Gary “Giggles” Lynn Fitzgerald, 23, of Roanoke, Illinois, surrendered to the Mendocino County Sheriff’s Department on the evening of Nov. 23, officials said Monday.
Fitzgerald was booked on suspicion of murder with a bail set at $650,000. He joins Zachary Ryan Wuester, 24, of Haskell, New Jersey, who turned himself in Nov. 16 in Willits and was also booked into jail on suspicion of murder.
Both men are suspected of participating in the Nov. 11 killing of Jeffrey Settler, 35, a Texas native who was found slain at his rural Laytonville property and pot farm.
They’re also going to be charged with robbery because they’re accused of leaving the property with more than ?100 pounds of Settler’s marijuana, Sheriff’s Lt. Shannon Barney said.
A total of seven people are now considered suspects in a case that has rattled the North Coast at the peak of the marijuana harvest, when “trimmigrants” flood the Emerald Triangle looking for work separating the potent buds from pot plants.

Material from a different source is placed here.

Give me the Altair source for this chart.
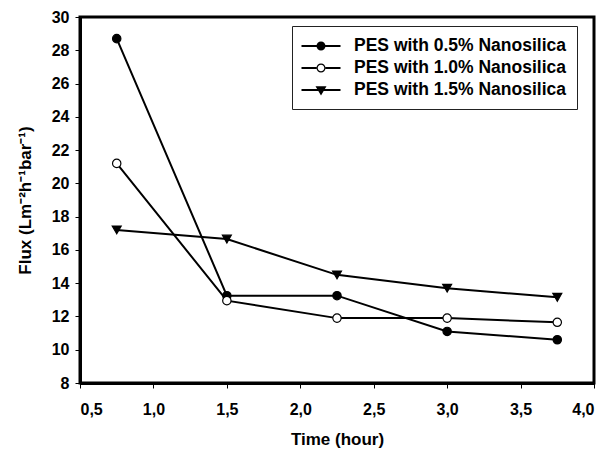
import altair as alt
import pandas as pd

time_h = [0.75, 1.5, 2.25, 3.0, 3.75]
series_names = ["PES with 0.5% Nanosilica", "PES with 1.0% Nanosilica", "PES with 1.5% Nanosilica"]
flux_05 = [28.7, 13.25, 13.25, 11.1, 10.6]
flux_10 = [21.2, 12.95, 11.9, 11.9, 11.65]
flux_15 = [17.2, 16.65, 14.5, 13.7, 13.15]
x_ticks = [0.5, 1.0, 1.5, 2.0, 2.5, 3.0, 3.5, 4.0]
y_ticks = [8, 10, 12, 14, 16, 18, 20, 22, 24, 26, 28, 30]

marker_shapes = ["circle", "circle", "triangle-down"]
marker_fills = ["black", "white", "black"]
# legend glyphs: line + marker, drawn as filled outlines (units of 10 px)
legend_shapes = [
    "M-1.95,-0.1H1.95V0.1H-1.95ZM0.45,0A0.45,0.45 0 1,1 -0.45,0A0.45,0.45 0 1,1 0.45,0Z",
    "M-1.95,-0.1H-0.45V0.1H-1.95ZM0.45,-0.1H1.95V0.1H0.45Z"
    "M0.45,0A0.45,0.45 0 1,1 -0.45,0A0.45,0.45 0 1,1 0.45,0Z"
    "M0.33,0A0.33,0.33 0 1,0 -0.33,0A0.33,0.33 0 1,0 0.33,0Z",
    "M-1.95,-0.1H1.95V0.1H-1.95ZM-0.55,-0.38L0.55,-0.38L0,0.55Z",
]

rows = []
for name, vals in zip(series_names, [flux_05, flux_10, flux_15]):
    for t, v in zip(time_h, vals):
        rows.append({"series": name, "time": t, "flux": v})
df = pd.DataFrame(rows)

FONT = "Liberation Sans"

x = alt.X("time:Q", scale=alt.Scale(domain=[0.5, 4.0], nice=False),
          axis=alt.Axis(values=x_ticks, title="Time (hour)",
                        labelExpr="replace(format(datum.value, '.1f'), '.', ',')"))
y = alt.Y("flux:Q", scale=alt.Scale(domain=[8, 30], nice=False),
          axis=alt.Axis(values=y_ticks, title="Flux (Lm⁻²h⁻¹bar⁻¹)"))

base = alt.Chart(df)

lines = base.mark_line(color="black", strokeWidth=2).encode(x=x, y=y, detail="series:N")

point_layers = []
for name, shp, fil in zip(series_names, marker_shapes, marker_fills):
    point_layers.append(
        base.transform_filter(alt.datum.series == name).mark_point(
            shape=shp, fill=fil, filled=True, stroke="black", strokeWidth=1.2, opacity=1,
            size=70 if shp == "circle" else 80
        ).encode(x=x, y=y)
    )

leg = alt.Legend(title=None, orient="none", legendX=212, legendY=9,
                 strokeColor="#222222", fillColor="white", padding=10,
                 labelFont=FONT, labelFontSize=17.5, labelFontWeight="bold", labelColor="black",
                 symbolSize=400, symbolStrokeWidth=0, symbolStrokeColor="black",
                 symbolFillColor="black", symbolOpacity=1, symbolOffset=9,
                 rowPadding=3, labelOffset=23, labelLimit=400)

legend_layer = base.mark_point(filled=True, color="black", opacity=1).encode(
    x=x, y=y,
    shape=alt.Shape("series:N", scale=alt.Scale(domain=series_names, range=legend_shapes), legend=leg),
).transform_filter("false")

chart = alt.layer(lines, *point_layers, legend_layer).properties(
    width=514, height=366,
    padding={"left": 8, "top": 1, "right": 5, "bottom": 5},
).configure_view(
    stroke="black", strokeWidth=3
).configure_axis(
    labelFont=FONT, titleFont=FONT, labelFontSize=16, titleFontSize=17,
    labelFontWeight="bold", titleFontWeight="bold", labelColor="black", titleColor="black",
    domainColor="black", domainWidth=3, tickColor="black", tickSize=5, tickWidth=1,
    grid=False, labelPadding=6,
).configure_axisX(titlePadding=14, labelPadding=13).configure_axisY(titlePadding=17)

chart.save("out.html", embed_options={"renderer": "svg", "actions": False})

One of the initial suspects in the case, Amanda Wiest, 26, of Fairfax, Virginia, has also been reclassified as a victim of kidnapping, Barney said.
Wiest was staying on the property near where Settler was killed and left the area with others following the violent attack, causing investigators to initially name her as a suspect, Barney said.
But after hiring an attorney, she met with investigators and convinced them she was not involved in the attack and was, along with her 4-year-old son, a victim, Barney said.
“What we learned since her interview was she did not leave of her own free will,” Barney said.
He suggested Wiest may have left with the others to protect her 4-year-old son. He declined to say if weapons or other force where used in the kidnapping.
“Suffice it to say that she did not feel free to leave,” he said.
Wiest was taken to Sacramento where she was released, he said. After contacting an attorney, she was interviewed by investigators and cleared of involvement, Barney said.
Neither man has been charged with kidnapping yet because the development is a “new wrinkle” in the case. It will be up to the District Attorney to decide whether to bring those charges, Barney said.
Like Wiest, Fitzgerald sought the advice of an attorney before turning himself in.
Barney encouraged the other five suspects in the case to come forward and tell their sides of the story.
They are Frederick “Freddy” Gaestel, 27, of Clifton, New Jersey; Gary “Cricket” Blank III, 34, of Elgin, Illinois; Jesse Wells, 32, of Binghamton, New York; Michael Kane, 25, of Pleasantville, New York; and a man known only as “Richie” who police said may be 25 years old and possibly from San Diego.
Barney said it would be unlikely that all seven suspects would be charged in a single person’s murder.
Indications are that there may have been a dispute over how much money was owed to the workers, Barney said.
A law enforcement source said the suspects had recently been evicted from the property, and some returned that night intending to rob Settler.
But the robbery turned violent and Settler fought back.
He was hit with a blunt instrument and his throat was cut, the source said. Barney declined to comment on such details, citing the pending investigation.